First of all, once we negate one of the operands, we will need to generate signed dot instruction. This patch only defines/matches unsigned dot4.

Secondly, I am not sure about the profitability. It's not going to be a trivial negate operation since the negation needs to happen on certain number of bits on any location inside a temp instead of on a temp. Roughly, we will need 12 instructions. May be there is a better way of doing it. Even then, to me it seems like it will defeat the whole purpose of having these new dot instructions as opposed to run them as a series of MAD. May be it's better to support it in the hardware by defining a separate dot4 instruction. I will perform some analysis. In any case, I would like to handle this in a separate patch.

Thanks.

I mean you can factor out the negate to match this, the opposite of for fneg. As a separate patch is fine

arsenm added inline comments.Aug 21 2018, 8:20 AM
lib/Target/AMDGPU/VOP3PInstructions.td
199–202 ↗(On Diff #161317)

It's not immediately clear to me what MADU1 is supposed to mean. U1 = ?

204–209 ↗(On Diff #161317)

You generate all of these intermediate MAD PatFrags just to implement the final one. Can you use the new tablegen fold operator?

FarhanaAleen added inline comments.Aug 24 2018, 3:36 PM
lib/Target/AMDGPU/VOP3PInstructions.td
204–209 ↗(On Diff #161317)

It's not going to be tremendouly less if we were to implement it using fold operator.
This is how it would look like using fold operator.
def : GCNPat <

(!cast<dag>(!foldl(node:$src2, [1, 2, 3, 4], lhs, y,
                   (add_oneuse lhs, (!cast<PatFrag>("MulU_Elt"#y) node:$src0, node:$src1))))),
(V_DOT4_U32_U8 (i32 8), $src0, (i32 8), $src1, (i32 8), $src2, (i1 0))

;

Currently, it does not support a dag pattern. Looks like there is a bug in the fold input parser. I am debugging the root cause. In the meantime, I would like to go ahead with this patch. I will revisit this once the fold operator supports a dag pattern.

Defined the pattern using foldl (I was wrong, foldl does support DAG patterns).
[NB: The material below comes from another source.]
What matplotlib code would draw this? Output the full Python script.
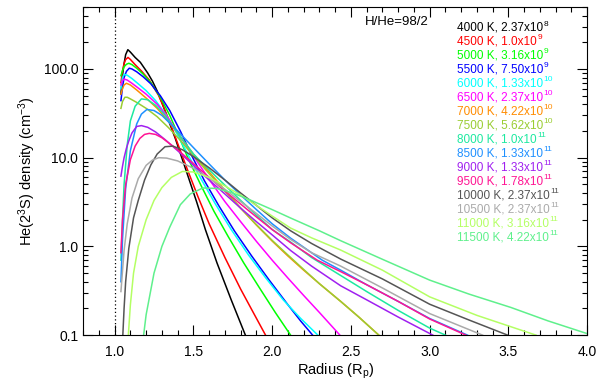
import matplotlib
matplotlib.use("Agg")
import matplotlib.pyplot as plt
from matplotlib.ticker import FixedLocator, FixedFormatter, MultipleLocator, LogLocator, NullFormatter

plt.rcParams['font.family'] = ['Liberation Sans', 'DejaVu Sans']
plt.rcParams['mathtext.fontset'] = 'custom'
plt.rcParams['mathtext.rm'] = 'Liberation Sans'
plt.rcParams['mathtext.it'] = 'Liberation Sans:italic'

# temperatures, mass-loss rates and colours of the models
temps = [4000, 4500, 5000, 5500, 6000, 6500, 7000, 7500,
         8000, 8500, 9000, 9500, 10000, 10500, 11000, 11500]
rate_mant = ['2.37', '1.0', '3.16', '7.50', '1.33', '2.37', '4.22', '5.62',
             '1.0', '1.33', '1.33', '1.78', '2.37', '2.37', '3.16', '4.22']
rate_exp = [8, 9, 9, 9, 10, 10, 10, 10, 11, 11, 11, 11, 11, 11, 11, 11]
colors = ['black', 'red', '#00ff00', '#0000ff', '#00ffff', '#ff00ff', '#ff8c00', '#9acd32',
          '#1de9a0', '#1e90ff', '#a020f0', '#ff1493', '#555555', '#aaaaaa', '#b4ff64', '#5ff08c']

# radius (Rp) and He(2^3S) density (cm^-3)
r4000 = [1.04, 1.05, 1.06, 1.07, 1.084, 1.10, 1.13, 1.163, 1.21, 1.24, 1.269, 1.30, 1.33, 1.385, 1.45, 1.52, 1.576, 1.65, 1.74, 1.83]
n4000 = [52, 85, 115, 145, 165, 155, 135, 119, 90, 73, 57, 42, 30, 16.5, 7.5, 3.2, 1.55, 0.65, 0.25, 0.1]
r4500 = [1.04, 1.05, 1.06, 1.07, 1.085, 1.10, 1.13, 1.17, 1.22, 1.28, 1.34, 1.40, 1.46, 1.53, 1.60, 1.70, 1.80, 1.88, 1.958]
n4500 = [70, 95, 115, 128, 135, 128, 112, 95, 75, 50, 28, 14.5, 7.5, 3.6, 1.8, 0.75, 0.33, 0.18, 0.1]
r5000 = [1.04, 1.05, 1.06, 1.075, 1.09, 1.11, 1.14, 1.18, 1.23, 1.29, 1.35, 1.41, 1.47, 1.55, 1.63, 1.72, 1.82, 1.92, 2.02, 2.117]
n5000 = [84, 96, 106, 113, 116, 112, 102, 88, 70, 48, 30, 17, 9.5, 4.8, 2.5, 1.3, 0.65, 0.34, 0.18, 0.1]
r5500 = [1.04, 1.05, 1.06, 1.075, 1.093, 1.11, 1.14, 1.18, 1.23, 1.29, 1.35, 1.42, 1.49, 1.57, 1.66, 1.76, 1.87, 1.98, 2.1, 2.18, 2.257]
n5500 = [44, 62, 80, 94, 102, 100, 93, 82, 68, 50, 34, 19.5, 10.5, 5.5, 2.9, 1.5, 0.78, 0.42, 0.22, 0.145, 0.1]
r6000 = [1.04, 1.05, 1.06, 1.08, 1.11, 1.15, 1.2, 1.26, 1.33, 1.40, 1.47, 1.55, 1.64, 1.74, 1.85, 1.96, 2.07, 2.18, 2.29]
n6000 = [60, 80, 87, 85, 78, 68, 57, 44, 30, 18, 10.5, 5.7, 3.0, 1.55, 0.8, 0.44, 0.25, 0.155, 0.1]
r6500 = [1.04, 1.05, 1.06, 1.08, 1.11, 1.15, 1.2, 1.27, 1.34, 1.41, 1.5, 1.6, 1.7, 1.8, 1.9, 2.0, 2.1, 2.2, 2.3, 2.43]
n6500 = [66, 74, 77, 75, 69, 61, 52, 40, 28, 18, 10.5, 5.7, 3.2, 1.9, 1.14, 0.70, 0.44, 0.28, 0.18, 0.1]
r7000 = [1.04, 1.05, 1.06, 1.075, 1.10, 1.14, 1.2, 1.27, 1.34, 1.42, 1.5, 1.6, 1.7, 1.8, 1.9, 2.0, 2.1, 2.2, 2.3, 2.435, 2.55, 2.677]
n7000 = [52, 60, 66, 69, 66, 58, 47, 36, 26, 17, 11, 6.9, 4.3, 2.7, 1.74, 1.15, 0.78, 0.54, 0.38, 0.24, 0.16, 0.1]
r7500 = [1.04, 1.05, 1.065, 1.08, 1.10, 1.14, 1.2, 1.27, 1.34, 1.42, 1.5, 1.6, 1.7, 1.8, 1.9, 2.0, 2.1, 2.2, 2.3, 2.435, 2.55, 2.677]
n7500 = [36, 43, 48, 48, 46, 42, 36, 29, 22, 15.5, 10.5, 6.6, 4.2, 2.7, 1.76, 1.17, 0.8, 0.55, 0.38, 0.24, 0.16, 0.1]
r8000 = [1.04, 1.05, 1.06, 1.08, 1.10, 1.13, 1.17, 1.21, 1.26, 1.32, 1.40, 1.5, 1.6, 1.7, 1.8, 1.9, 2.0, 2.117, 2.25, 2.435, 2.6, 2.8, 3.0, 3.1]
n8000 = [0.7, 2.0, 5.0, 14, 26, 38, 46, 45, 39, 30, 19, 11, 7.3, 4.9, 3.3, 2.25, 1.55, 1.12, 0.75, 0.47, 0.31, 0.19, 0.12, 0.1]
r8500 = [1.04, 1.05, 1.07, 1.10, 1.14, 1.17, 1.205, 1.25, 1.3, 1.4, 1.5, 1.6, 1.7, 1.8, 1.9, 2.0, 2.117, 2.318, 2.435, 2.6, 2.8, 3.0, 3.24]
n8500 = [0.4, 1.2, 4.5, 12, 24, 31, 35, 34, 30, 20, 13, 8.5, 5.6, 3.8, 2.6, 1.8, 1.24, 0.70, 0.54, 0.37, 0.24, 0.154, 0.1]
r9000 = [1.04, 1.05, 1.06, 1.075, 1.09, 1.11, 1.14, 1.17, 1.21, 1.26, 1.32, 1.4, 1.5, 1.6, 1.7, 1.8, 1.9, 2.0, 2.117, 2.25, 2.435, 2.6, 2.8, 3.02]
n9000 = [6.2, 8.0, 10.0, 12.8, 15.5, 19, 22.5, 23, 22, 19.5, 16, 12, 8.2, 5.6, 3.9, 2.7, 1.9, 1.35, 0.9, 0.6, 0.36, 0.25, 0.16, 0.1]
r9500 = [1.04, 1.05, 1.07, 1.10, 1.13, 1.16, 1.19, 1.22, 1.26, 1.3, 1.4, 1.5, 1.6, 1.7, 1.8, 1.9, 2.0, 2.117, 2.286, 2.435, 2.6, 2.8, 3.0, 3.23]
n9500 = [0.85, 2.0, 5.0, 9.5, 13.5, 16.5, 18.3, 18.8, 18.3, 16.8, 12.3, 8.6, 6.0, 4.2, 3.0, 2.15, 1.55, 1.1, 0.70, 0.52, 0.37, 0.24, 0.152, 0.1]
r10000 = [1.052, 1.06, 1.07, 1.09, 1.12, 1.15, 1.19, 1.23, 1.27, 1.32, 1.37, 1.43, 1.5, 1.6, 1.7, 1.8, 1.9, 2.0, 2.117, 2.25, 2.435, 2.7, 3.0, 3.25, 3.495]
n10000 = [0.1, 0.2, 0.4, 0.95, 2.1, 3.3, 5.6, 8.3, 11, 13.3, 13.5, 12.3, 10.3, 7.7, 5.6, 4.0, 2.9, 2.1, 1.5, 1.08, 0.72, 0.43, 0.223, 0.148, 0.1]
r10500 = [1.04, 1.06, 1.08, 1.11, 1.15, 1.2, 1.24, 1.28, 1.33, 1.4, 1.5, 1.6, 1.7, 1.8, 1.9, 2.0, 2.117, 2.25, 2.435, 2.7, 3.0, 3.336]
n10500 = [0.31, 0.9, 1.8, 3.5, 5.8, 8.2, 9.4, 10, 9.9, 9.2, 7.6, 5.9, 4.4, 3.2, 2.35, 1.7, 1.2, 0.85, 0.6, 0.34, 0.175, 0.1]
r11000 = [1.087, 1.1, 1.12, 1.15, 1.2, 1.25, 1.3, 1.36, 1.43, 1.5, 1.6, 1.7, 1.8, 1.9, 2.0, 2.117, 2.25, 2.435, 2.7, 3.0, 3.3, 3.675]
n11000 = [0.1, 0.22, 0.5, 1.0, 2.0, 3.3, 4.6, 6.0, 7.0, 6.9, 6.0, 4.8, 3.8, 2.9, 2.2, 1.61, 1.25, 0.91, 0.54, 0.27, 0.167, 0.1]
r11500 = [1.184, 1.2, 1.25, 1.3, 1.35, 1.417, 1.48, 1.56, 1.65, 1.75, 1.85, 2.0, 2.117, 2.3, 2.435, 2.7, 3.0, 3.25, 3.516, 3.75, 4.0]
n11500 = [0.1, 0.17, 0.5, 1.0, 1.65, 2.95, 3.9, 4.56, 4.5, 4.0, 3.4, 2.6, 2.09, 1.5, 1.16, 0.716, 0.417, 0.29, 0.205, 0.145, 0.104]

radii = [r4000, r4500, r5000, r5500, r6000, r6500, r7000, r7500,
         r8000, r8500, r9000, r9500, r10000, r10500, r11000, r11500]
dens = [n4000, n4500, n5000, n5500, n6000, n6500, n7000, n7500,
        n8000, n8500, n9000, n9500, n10000, n10500, n11000, n11500]

fig = plt.figure(figsize=(5.98, 3.87), dpi=100)
ax = fig.add_axes([0.139, 0.134, 0.843, 0.848])

for r, n, c in zip(radii, dens, colors):
    ax.plot(r, n, color=c, lw=1.1)

ax.axvline(1.0, color='black', linestyle=(0, (1, 2)), lw=0.9)

ax.set_xlim(0.8, 4.0)
ax.set_yscale('log')
ax.set_ylim(0.1, 500)

ax.xaxis.set_minor_locator(MultipleLocator(0.1))
ax.set_xticks([1.0, 1.5, 2.0, 2.5, 3.0, 3.5, 4.0])
ax.set_xticklabels(['1.0', '1.5', '2.0', '2.5', '3.0', '3.5', '4.0'])
ax.yaxis.set_major_locator(FixedLocator([0.1, 1, 10, 100]))
ax.yaxis.set_major_formatter(FixedFormatter(['0.1', '1.0', '10.0', '100.0']))
ax.yaxis.set_minor_locator(LogLocator(base=10, subs=range(2, 10)))
ax.yaxis.set_minor_formatter(NullFormatter())

ax.tick_params(which='both', direction='in', top=True, right=True, width=0.8, labelsize=10)
ax.tick_params(which='major', length=7)
ax.tick_params(which='minor', length=3.5)
ax.tick_params(axis='x', pad=7)
for s in ax.spines.values():
    s.set_linewidth(0.8)

ax.set_xlabel('Radius (R$_{\\rm p}$)', fontsize=10.5, labelpad=2)
ax.set_ylabel('He(2$^{3}$S) density (cm$^{-3}$)', fontsize=10.5, labelpad=4)

fig.text(365 / 598, 1 - 22 / 387, 'H/He=98/2', fontsize=9.5, va='center', ha='left')

# legend lines: main text plus a raised, smaller exponent
fig.canvas.draw()
renderer = fig.canvas.get_renderer()
for i, (t, m, e, c) in enumerate(zip(temps, rate_mant, rate_exp, colors)):
    y = 1 - (28 + 13.99 * i) / 387
    txt = fig.text(457 / 598, y, f'{t} K, {m}x10', color=c, fontsize=8.5, va='center', ha='left')
    bb = txt.get_window_extent(renderer)
    fig.text((bb.x1 + 0.5) / 598, y + 4.0 / 387, str(e), color=c, fontsize=6, va='center', ha='left')

fig.savefig('out.png', dpi=100)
arsenm accepted this revision.Aug 28 2018, 10:42 AM

LGTM

This revision is now accepted and ready to land.Aug 28 2018, 10:42 AM
Closed by commit rL340936: [AMDGPU] Match udot4 pattern. (authored by faaleen, committed by ). · Explain WhyAug 29 2018, 9:34 AM
This revision was automatically updated to reflect the committed changes.